Written task - Everything in the listing except the pictures should be written out exactly.

-*-

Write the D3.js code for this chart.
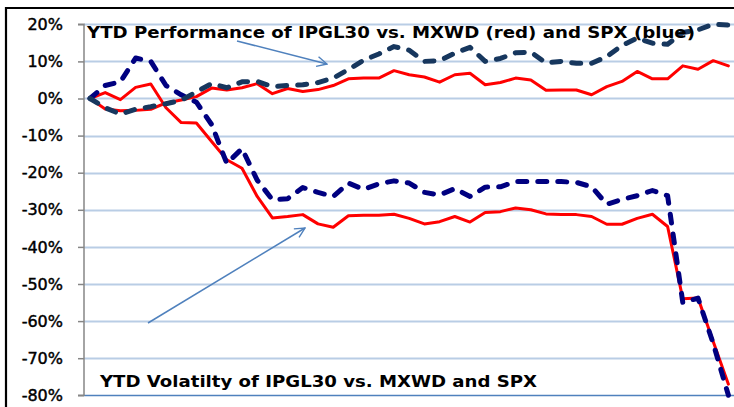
<!DOCTYPE html>
<html>
<head>
<meta charset="utf-8">
<script src="https://cdn.jsdelivr.net/npm/d3@7"></script>
<style>
  html, body { margin: 0; padding: 0; background: #fff; }
  svg { display: block; }
</style>
</head>
<body>
<svg id="chart" width="734" height="407"></svg>
<script>
// ---- data (percent, year-to-date, weekly observations) ----
const weeks = [1,2,3,4,5,6,7,8,9,10,11,12,13,14,15,16,17,18,19,20,21,22,23,24,25,26,27,28,29,30,31,32,33,34,35,36,37,38,39,40,41,42,43];

const perfVsMXWD = [0,-2.8,-3.3,-3.2,-2.9,-1.2,-0.4,0.5,2.8,2.3,2.9,4.0,1.3,2.7,1.9,2.4,3.5,5.3,5.5,5.5,7.5,6.4,5.8,4.4,6.4,6.8,3.7,4.3,5.5,5.0,2.2,2.3,2.3,1.0,3.2,4.6,7.3,5.3,5.3,8.8,7.9,10.2,8.8];
const perfVsSPX  = [0,-2.5,-4.2,-2.9,-2.2,-1.4,-0.5,1.8,4.0,2.9,4.5,4.6,3.2,3.5,3.7,4.3,5.5,7.8,10.3,12.0,14.0,13.0,10.0,10.2,12.2,13.8,10.0,10.8,12.3,12.5,9.6,10.0,9.5,9.5,11.3,14.3,16.3,14.9,14.6,17.8,18.5,20.0,19.8];
const volVsMXWD  = [0,1.6,-0.3,3.0,3.9,-2.5,-6.5,-6.6,-11.6,-16.5,-18.8,-26.4,-32.2,-31.8,-31.3,-33.8,-34.7,-31.6,-31.5,-31.5,-31.2,-32.3,-33.8,-33.2,-31.8,-33.3,-30.7,-30.5,-29.5,-30.0,-31.1,-31.3,-31.3,-31.8,-33.9,-33.9,-32.3,-31.2,-34.5,-54.0,-53.8,-65.5,-77.0];
const volVsSPX   = [0,3.5,4.5,10.9,10.0,3.5,1.0,-1.0,-7.0,-17.5,-13.5,-22.0,-27.3,-27.0,-24.0,-25.3,-26.4,-22.8,-24.5,-23.0,-22.2,-22.8,-25.3,-26.0,-24.3,-26.4,-23.9,-23.8,-22.4,-22.4,-22.4,-22.4,-22.6,-23.8,-28.5,-27.2,-26.2,-24.8,-26.2,-55.0,-53.8,-66.0,-80.0];

const tickValues = [20,10,0,-10,-20,-30,-40,-50,-60,-70,-80];
const tickLabels = ["20%","10%","0%","-10%","-20%","-30%","-40%","-50%","-60%","-70%","-80%"];

const perfTitle = "YTD Performance of IPGL30 vs. MXWD (red) and SPX (blue)";
const volTitle  = "YTD Volatilty of IPGL30 vs. MXWD and SPX";

// ---- layout ----
const svg = d3.select("#chart");
const W = 734, H = 407;
const axisX = 84, plotRight = 734;

const x = d3.scaleLinear().domain([weeks[0], weeks[weeks.length-1]]).range([90, 728.4]);
const y = d3.scaleLinear().domain([-80, 20]).range([395.3, 24.3]);

svg.append("rect").attr("width", W).attr("height", H).attr("fill", "#fff");

// outer frame (partially cropped)
svg.append("path")
  .attr("d", `M6,${H+5} L6,8 L${W+5},8`)
  .attr("fill", "none").attr("stroke", "#000").attr("stroke-width", 2.2);

// gridlines
svg.append("g").selectAll("line")
  .data(tickValues.filter(v => v !== -80))
  .join("line")
  .attr("x1", axisX).attr("x2", plotRight)
  .attr("y1", d => Math.round(y(d)) + 0.5).attr("y2", d => Math.round(y(d)) + 0.5)
  .attr("stroke", "#B9CDE5").attr("stroke-width", 2);

// bottom baseline
svg.append("line")
  .attr("x1", axisX).attr("x2", plotRight)
  .attr("y1", Math.round(y(-80)) + 0.5).attr("y2", Math.round(y(-80)) + 0.5)
  .attr("stroke", "#4F81BD").attr("stroke-width", 1.5);

// y axis
const yAxis = d3.axisLeft(y)
  .tickValues(tickValues)
  .tickFormat((d, i) => tickLabels[i])
  .tickSize(6).tickPadding(15);
const gy = svg.append("g").attr("transform", `translate(${axisX},0)`).call(yAxis);
gy.select(".domain").attr("stroke", "#868686").attr("stroke-width", 1.5)
  .attr("d", `M-6,${y(20)}H0V${y(-80)}H-6`);
gy.selectAll(".tick line").attr("stroke", "#868686").attr("stroke-width", 1.5);
gy.selectAll(".tick text")
  .attr("font-family", "DejaVu Sans, Verdana, sans-serif")
  .attr("font-size", 16).attr("fill", "#000")
  .attr("stroke", "#000").attr("stroke-width", 0.45);

// lines
const line = d3.line().x((d, i) => x(weeks[i])).y(d => y(d));

function drawLine(data, color, width, dash) {
  const p = svg.append("path").datum(data)
    .attr("d", line).attr("fill", "none")
    .attr("stroke", color).attr("stroke-width", width)
    .attr("stroke-linejoin", "round")
    .attr("stroke-linecap", "round");
  if (dash) p.attr("stroke-dasharray", dash);
}
drawLine(volVsMXWD, "#FF0000", 3, null);
drawLine(perfVsMXWD, "#FF0000", 3, null);
drawLine(volVsSPX, "#000080", 5, "9 11");
drawLine(perfVsSPX, "#17375E", 5, "9 11");

// arrows
const defs = svg.append("defs");
defs.append("marker")
  .attr("id", "arrow").attr("viewBox", "0 0 12 12")
  .attr("refX", 11).attr("refY", 6)
  .attr("markerWidth", 12).attr("markerHeight", 12)
  .attr("markerUnits", "userSpaceOnUse")
  .attr("orient", "auto")
  .append("path").attr("d", "M1,1 L11,6 L1,11")
  .attr("fill", "none").attr("stroke", "#4F81BD").attr("stroke-width", 1.4);

svg.append("line")
  .attr("x1", 237).attr("y1", 41).attr("x2", 327).attr("y2", 64)
  .attr("stroke", "#4F81BD").attr("stroke-width", 1.5)
  .attr("marker-end", "url(#arrow)");
svg.append("line")
  .attr("x1", 148).attr("y1", 323).attr("x2", 305).attr("y2", 228)
  .attr("stroke", "#4F81BD").attr("stroke-width", 1.5)
  .attr("marker-end", "url(#arrow)");

// annotation texts
svg.append("text")
  .attr("x", 87).attr("y", 38)
  .attr("font-family", "DejaVu Sans, Verdana, sans-serif")
  .attr("font-weight", "bold").attr("font-size", 15)
  .attr("textLength", 608).attr("lengthAdjust", "spacingAndGlyphs")
  .attr("fill", "#000").text(perfTitle);
svg.append("text")
  .attr("x", 100).attr("y", 387)
  .attr("font-family", "DejaVu Sans, Verdana, sans-serif")
  .attr("font-weight", "bold").attr("font-size", 16)
  .attr("textLength", 437).attr("lengthAdjust", "spacingAndGlyphs")
  .attr("fill", "#000").text(volTitle);
</script>
</body>
</html>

-*-

Problem solution -
Write the D3.js code for this chart.
<!DOCTYPE html>
<html>
<head>
<meta charset="utf-8">
<script src="https://cdn.jsdelivr.net/npm/d3@7"></script>
<style>
  html, body { margin: 0; padding: 0; background: #fff; }
  svg { display: block; }
</style>
</head>
<body>
<svg id="chart" width="734" height="407"></svg>
<script>
// ---- data (percent, year-to-date, weekly observations) ----
const weeks = [1,2,3,4,5,6,7,8,9,10,11,12,13,14,15,16,17,18,19,20,21,22,23,24,25,26,27,28,29,30,31,32,33,34,35,36,37,38,39,40,41,42,43];

const perfVsMXWD = [0,-2.8,-3.3,-3.2,-2.9,-1.2,-0.4,0.5,2.8,2.3,2.9,4.0,1.3,2.7,1.9,2.4,3.5,5.3,5.5,5.5,7.5,6.4,5.8,4.4,6.4,6.8,3.7,4.3,5.5,5.0,2.2,2.3,2.3,1.0,3.2,4.6,7.3,5.3,5.3,8.8,7.9,10.2,8.8];
const perfVsSPX  = [0,-2.5,-4.2,-2.9,-2.2,-1.4,-0.5,1.8,4.0,2.9,4.5,4.6,3.2,3.5,3.7,4.3,5.5,7.8,10.3,12.0,14.0,13.0,10.0,10.2,12.2,13.8,10.0,10.8,12.3,12.5,9.6,10.0,9.5,9.5,11.3,14.3,16.3,14.9,14.6,17.8,18.5,20.0,19.8];
const volVsMXWD  = [0,1.6,-0.3,3.0,3.9,-2.5,-6.5,-6.6,-11.6,-16.5,-18.8,-26.4,-32.2,-31.8,-31.3,-33.8,-34.7,-31.6,-31.5,-31.5,-31.2,-32.3,-33.8,-33.2,-31.8,-33.3,-30.7,-30.5,-29.5,-30.0,-31.1,-31.3,-31.3,-31.8,-33.9,-33.9,-32.3,-31.2,-34.5,-54.0,-53.8,-65.5,-77.0];
const volVsSPX   = [0,3.5,4.5,10.9,10.0,3.5,1.0,-1.0,-7.0,-17.5,-13.5,-22.0,-27.3,-27.0,-24.0,-25.3,-26.4,-22.8,-24.5,-23.0,-22.2,-22.8,-25.3,-26.0,-24.3,-26.4,-23.9,-23.8,-22.4,-22.4,-22.4,-22.4,-22.6,-23.8,-28.5,-27.2,-26.2,-24.8,-26.2,-55.0,-53.8,-66.0,-80.0];

const tickValues = [20,10,0,-10,-20,-30,-40,-50,-60,-70,-80];
const tickLabels = ["20%","10%","0%","-10%","-20%","-30%","-40%","-50%","-60%","-70%","-80%"];

const perfTitle = "YTD Performance of IPGL30 vs. MXWD (red) and SPX (blue)";
const volTitle  = "YTD Volatilty of IPGL30 vs. MXWD and SPX";

// ---- layout ----
const svg = d3.select("#chart");
const W = 734, H = 407;
const axisX = 84, plotRight = 734;

const x = d3.scaleLinear().domain([weeks[0], weeks[weeks.length-1]]).range([90, 728.4]);
const y = d3.scaleLinear().domain([-80, 20]).range([395.3, 24.3]);

svg.append("rect").attr("width", W).attr("height", H).attr("fill", "#fff");

// outer frame (partially cropped)
svg.append("path")
  .attr("d", `M6,${H+5} L6,8 L${W+5},8`)
  .attr("fill", "none").attr("stroke", "#000").attr("stroke-width", 2.2);

// gridlines
svg.append("g").selectAll("line")
  .data(tickValues.filter(v => v !== -80))
  .join("line")
  .attr("x1", axisX).attr("x2", plotRight)
  .attr("y1", d => Math.round(y(d)) + 0.5).attr("y2", d => Math.round(y(d)) + 0.5)
  .attr("stroke", "#B9CDE5").attr("stroke-width", 2);

// bottom baseline
svg.append("line")
  .attr("x1", axisX).attr("x2", plotRight)
  .attr("y1", Math.round(y(-80)) + 0.5).attr("y2", Math.round(y(-80)) + 0.5)
  .attr("stroke", "#4F81BD").attr("stroke-width", 1.5);

// y axis
const yAxis = d3.axisLeft(y)
  .tickValues(tickValues)
  .tickFormat((d, i) => tickLabels[i])
  .tickSize(6).tickPadding(15);
const gy = svg.append("g").attr("transform", `translate(${axisX},0)`).call(yAxis);
gy.select(".domain").attr("stroke", "#868686").attr("stroke-width", 1.5)
  .attr("d", `M-6,${y(20)}H0V${y(-80)}H-6`);
gy.selectAll(".tick line").attr("stroke", "#868686").attr("stroke-width", 1.5);
gy.selectAll(".tick text")
  .attr("font-family", "DejaVu Sans, Verdana, sans-serif")
  .attr("font-size", 16).attr("fill", "#000")
  .attr("stroke", "#000").attr("stroke-width", 0.45);

// lines
const line = d3.line().x((d, i) => x(weeks[i])).y(d => y(d));

function drawLine(data, color, width, dash) {
  const p = svg.append("path").datum(data)
    .attr("d", line).attr("fill", "none")
    .attr("stroke", color).attr("stroke-width", width)
    .attr("stroke-linejoin", "round")
    .attr("stroke-linecap", "round");
  if (dash) p.attr("stroke-dasharray", dash);
}
drawLine(volVsMXWD, "#FF0000", 3, null);
drawLine(perfVsMXWD, "#FF0000", 3, null);
drawLine(volVsSPX, "#000080", 5, "9 11");
drawLine(perfVsSPX, "#17375E", 5, "9 11");

// arrows
const defs = svg.append("defs");
defs.append("marker")
  .attr("id", "arrow").attr("viewBox", "0 0 12 12")
  .attr("refX", 11).attr("refY", 6)
  .attr("markerWidth", 12).attr("markerHeight", 12)
  .attr("markerUnits", "userSpaceOnUse")
  .attr("orient", "auto")
  .append("path").attr("d", "M1,1 L11,6 L1,11")
  .attr("fill", "none").attr("stroke", "#4F81BD").attr("stroke-width", 1.4);

svg.append("line")
  .attr("x1", 237).attr("y1", 41).attr("x2", 327).attr("y2", 64)
  .attr("stroke", "#4F81BD").attr("stroke-width", 1.5)
  .attr("marker-end", "url(#arrow)");
svg.append("line")
  .attr("x1", 148).attr("y1", 323).attr("x2", 305).attr("y2", 228)
  .attr("stroke", "#4F81BD").attr("stroke-width", 1.5)
  .attr("marker-end", "url(#arrow)");

// annotation texts
svg.append("text")
  .attr("x", 87).attr("y", 38)
  .attr("font-family", "DejaVu Sans, Verdana, sans-serif")
  .attr("font-weight", "bold").attr("font-size", 15)
  .attr("textLength", 608).attr("lengthAdjust", "spacingAndGlyphs")
  .attr("fill", "#000").text(perfTitle);
svg.append("text")
  .attr("x", 100).attr("y", 387)
  .attr("font-family", "DejaVu Sans, Verdana, sans-serif")
  .attr("font-weight", "bold").attr("font-size", 16)
  .attr("textLength", 437).attr("lengthAdjust", "spacingAndGlyphs")
  .attr("fill", "#000").text(volTitle);
</script>
</body>
</html>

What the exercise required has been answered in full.